Henry Barlow Carter worked closely with Solomon Wilkinson Theakston, the Scarborough bookseller, stationer and printer, who was based in Long Room Street during the 1830s, and later in St Nicholas Street. In 1840, Theakston produced his first Guide to Scarborough, with twenty-two illustrations, drawn by Carter and wood-engraved by Stephen Sly, a publication that would be expanded over the years. Theakston also published souvenir images by Carter as Sixteen Views of Scarborough (wood-engraved by Sly) and Four Views of Scarborough (lithographed by Day & Haghe). The enterprising Mr Theakston would go on to set up a circulating library, a news room and an art gallery and, in 1845, founded the Scarborough Gazette.

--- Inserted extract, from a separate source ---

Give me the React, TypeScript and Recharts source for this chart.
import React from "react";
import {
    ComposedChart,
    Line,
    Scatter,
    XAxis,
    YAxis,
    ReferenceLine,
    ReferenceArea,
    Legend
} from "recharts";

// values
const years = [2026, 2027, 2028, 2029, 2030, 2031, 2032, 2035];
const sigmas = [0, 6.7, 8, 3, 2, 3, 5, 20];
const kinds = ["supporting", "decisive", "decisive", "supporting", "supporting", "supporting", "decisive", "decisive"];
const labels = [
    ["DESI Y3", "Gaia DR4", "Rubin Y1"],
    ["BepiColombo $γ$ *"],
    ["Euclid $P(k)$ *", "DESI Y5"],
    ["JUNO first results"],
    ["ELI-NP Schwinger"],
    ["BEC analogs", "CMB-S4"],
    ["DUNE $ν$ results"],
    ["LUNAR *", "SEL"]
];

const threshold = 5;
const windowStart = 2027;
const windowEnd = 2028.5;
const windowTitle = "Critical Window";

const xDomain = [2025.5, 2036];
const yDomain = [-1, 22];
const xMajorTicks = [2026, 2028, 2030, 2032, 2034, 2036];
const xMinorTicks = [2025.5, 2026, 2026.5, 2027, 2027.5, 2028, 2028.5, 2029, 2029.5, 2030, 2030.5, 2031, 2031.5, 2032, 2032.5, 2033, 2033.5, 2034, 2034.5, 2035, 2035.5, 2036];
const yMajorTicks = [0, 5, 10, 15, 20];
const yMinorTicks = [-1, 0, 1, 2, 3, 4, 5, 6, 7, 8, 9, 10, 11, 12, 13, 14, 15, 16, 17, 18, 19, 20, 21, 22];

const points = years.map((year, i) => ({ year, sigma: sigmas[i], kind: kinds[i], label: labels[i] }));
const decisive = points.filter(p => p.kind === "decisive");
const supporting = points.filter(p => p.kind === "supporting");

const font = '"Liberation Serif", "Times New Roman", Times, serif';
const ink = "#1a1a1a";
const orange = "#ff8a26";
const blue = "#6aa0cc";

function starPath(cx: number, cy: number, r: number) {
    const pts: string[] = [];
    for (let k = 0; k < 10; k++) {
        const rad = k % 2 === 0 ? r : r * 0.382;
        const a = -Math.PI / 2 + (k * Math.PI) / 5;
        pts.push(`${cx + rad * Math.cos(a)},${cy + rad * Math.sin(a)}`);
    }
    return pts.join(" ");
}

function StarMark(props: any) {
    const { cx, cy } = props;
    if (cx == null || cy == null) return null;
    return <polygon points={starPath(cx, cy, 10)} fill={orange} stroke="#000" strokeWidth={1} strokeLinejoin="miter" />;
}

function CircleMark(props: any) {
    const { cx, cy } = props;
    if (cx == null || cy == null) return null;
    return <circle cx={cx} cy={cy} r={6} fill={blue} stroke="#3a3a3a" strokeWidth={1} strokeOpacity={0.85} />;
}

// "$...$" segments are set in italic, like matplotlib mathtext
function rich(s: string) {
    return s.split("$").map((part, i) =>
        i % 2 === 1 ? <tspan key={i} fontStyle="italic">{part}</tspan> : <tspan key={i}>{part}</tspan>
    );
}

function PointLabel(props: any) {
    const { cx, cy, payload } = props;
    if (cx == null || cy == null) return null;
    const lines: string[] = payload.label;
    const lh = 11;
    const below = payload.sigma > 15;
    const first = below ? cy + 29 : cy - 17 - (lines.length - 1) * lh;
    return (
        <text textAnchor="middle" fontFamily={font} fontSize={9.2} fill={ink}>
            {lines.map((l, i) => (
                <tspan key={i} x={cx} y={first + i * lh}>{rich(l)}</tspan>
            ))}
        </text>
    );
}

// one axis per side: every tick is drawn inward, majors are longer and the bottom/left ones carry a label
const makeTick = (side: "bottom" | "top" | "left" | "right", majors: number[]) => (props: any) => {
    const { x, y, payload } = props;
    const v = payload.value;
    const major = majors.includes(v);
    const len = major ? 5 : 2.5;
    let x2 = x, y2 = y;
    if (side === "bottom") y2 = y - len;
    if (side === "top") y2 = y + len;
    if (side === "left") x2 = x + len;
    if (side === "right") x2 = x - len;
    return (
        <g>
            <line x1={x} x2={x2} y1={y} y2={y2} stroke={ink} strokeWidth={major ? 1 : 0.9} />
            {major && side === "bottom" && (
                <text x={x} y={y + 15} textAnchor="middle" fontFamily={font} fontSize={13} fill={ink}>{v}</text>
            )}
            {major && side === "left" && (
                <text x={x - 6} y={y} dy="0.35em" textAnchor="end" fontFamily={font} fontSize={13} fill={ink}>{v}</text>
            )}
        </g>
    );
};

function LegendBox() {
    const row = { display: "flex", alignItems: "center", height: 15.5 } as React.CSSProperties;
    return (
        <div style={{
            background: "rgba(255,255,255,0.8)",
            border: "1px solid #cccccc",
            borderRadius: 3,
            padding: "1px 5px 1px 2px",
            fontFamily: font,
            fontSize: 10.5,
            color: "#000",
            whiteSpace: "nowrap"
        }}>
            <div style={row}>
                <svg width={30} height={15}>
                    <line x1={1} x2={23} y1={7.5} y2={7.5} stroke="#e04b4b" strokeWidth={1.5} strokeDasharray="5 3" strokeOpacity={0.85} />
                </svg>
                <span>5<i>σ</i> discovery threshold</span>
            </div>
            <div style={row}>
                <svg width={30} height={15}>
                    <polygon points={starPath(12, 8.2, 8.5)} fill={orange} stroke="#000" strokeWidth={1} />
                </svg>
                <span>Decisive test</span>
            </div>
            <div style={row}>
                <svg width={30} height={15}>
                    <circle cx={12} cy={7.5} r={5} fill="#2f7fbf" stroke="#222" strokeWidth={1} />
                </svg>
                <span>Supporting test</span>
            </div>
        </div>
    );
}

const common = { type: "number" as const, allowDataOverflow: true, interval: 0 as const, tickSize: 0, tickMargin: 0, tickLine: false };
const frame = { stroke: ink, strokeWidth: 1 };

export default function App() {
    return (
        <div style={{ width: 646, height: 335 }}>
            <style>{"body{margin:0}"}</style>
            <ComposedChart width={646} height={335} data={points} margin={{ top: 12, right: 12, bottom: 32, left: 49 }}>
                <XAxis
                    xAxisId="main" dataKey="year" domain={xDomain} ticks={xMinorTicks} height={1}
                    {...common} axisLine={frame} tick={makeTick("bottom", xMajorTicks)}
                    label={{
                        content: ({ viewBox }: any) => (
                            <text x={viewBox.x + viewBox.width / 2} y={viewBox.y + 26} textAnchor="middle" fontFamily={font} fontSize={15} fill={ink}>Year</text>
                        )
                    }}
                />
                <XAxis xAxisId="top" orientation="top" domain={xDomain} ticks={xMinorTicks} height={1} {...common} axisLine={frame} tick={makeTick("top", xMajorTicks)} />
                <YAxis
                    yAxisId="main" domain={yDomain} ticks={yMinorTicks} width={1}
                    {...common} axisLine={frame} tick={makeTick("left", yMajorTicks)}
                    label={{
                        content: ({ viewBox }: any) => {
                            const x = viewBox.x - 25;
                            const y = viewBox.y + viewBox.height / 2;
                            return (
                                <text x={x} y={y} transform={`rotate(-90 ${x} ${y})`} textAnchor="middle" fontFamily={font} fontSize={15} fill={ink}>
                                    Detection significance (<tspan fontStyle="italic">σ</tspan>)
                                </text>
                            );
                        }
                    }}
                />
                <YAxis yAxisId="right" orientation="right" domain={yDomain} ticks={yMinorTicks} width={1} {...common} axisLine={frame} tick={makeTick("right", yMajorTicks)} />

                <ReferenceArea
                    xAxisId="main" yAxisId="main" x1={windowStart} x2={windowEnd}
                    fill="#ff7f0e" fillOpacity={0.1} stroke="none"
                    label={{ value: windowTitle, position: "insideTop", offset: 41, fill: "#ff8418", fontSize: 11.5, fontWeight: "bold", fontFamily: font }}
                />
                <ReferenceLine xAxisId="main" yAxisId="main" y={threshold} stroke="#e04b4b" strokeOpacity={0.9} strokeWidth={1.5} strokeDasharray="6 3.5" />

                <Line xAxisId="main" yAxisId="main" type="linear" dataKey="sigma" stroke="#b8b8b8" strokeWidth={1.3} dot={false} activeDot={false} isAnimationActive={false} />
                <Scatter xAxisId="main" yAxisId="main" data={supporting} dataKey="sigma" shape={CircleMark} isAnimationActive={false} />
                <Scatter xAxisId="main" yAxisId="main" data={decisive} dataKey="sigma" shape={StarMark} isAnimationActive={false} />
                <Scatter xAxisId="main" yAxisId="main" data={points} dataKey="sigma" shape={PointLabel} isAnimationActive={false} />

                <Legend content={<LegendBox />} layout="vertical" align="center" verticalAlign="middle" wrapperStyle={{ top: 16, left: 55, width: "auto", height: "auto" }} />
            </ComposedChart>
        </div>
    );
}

Carter’s circle of friends also included the miniaturist, Edward Westoby, who lived in Scarborough during the 1840s and 50s.
Five years after the death of his wife in 1857, Carter left Scarborough and moved – via Bath – to Torquay. His known addresses there were Geneva Cottages (1862) and Scarborough Lodge (1863). He died in Torquay of bronchitis in 1868.
His work is represented in numerous public collections, including the British Museum and the V&A; and Hull Maritime Museum and Scarborough Art Gallery.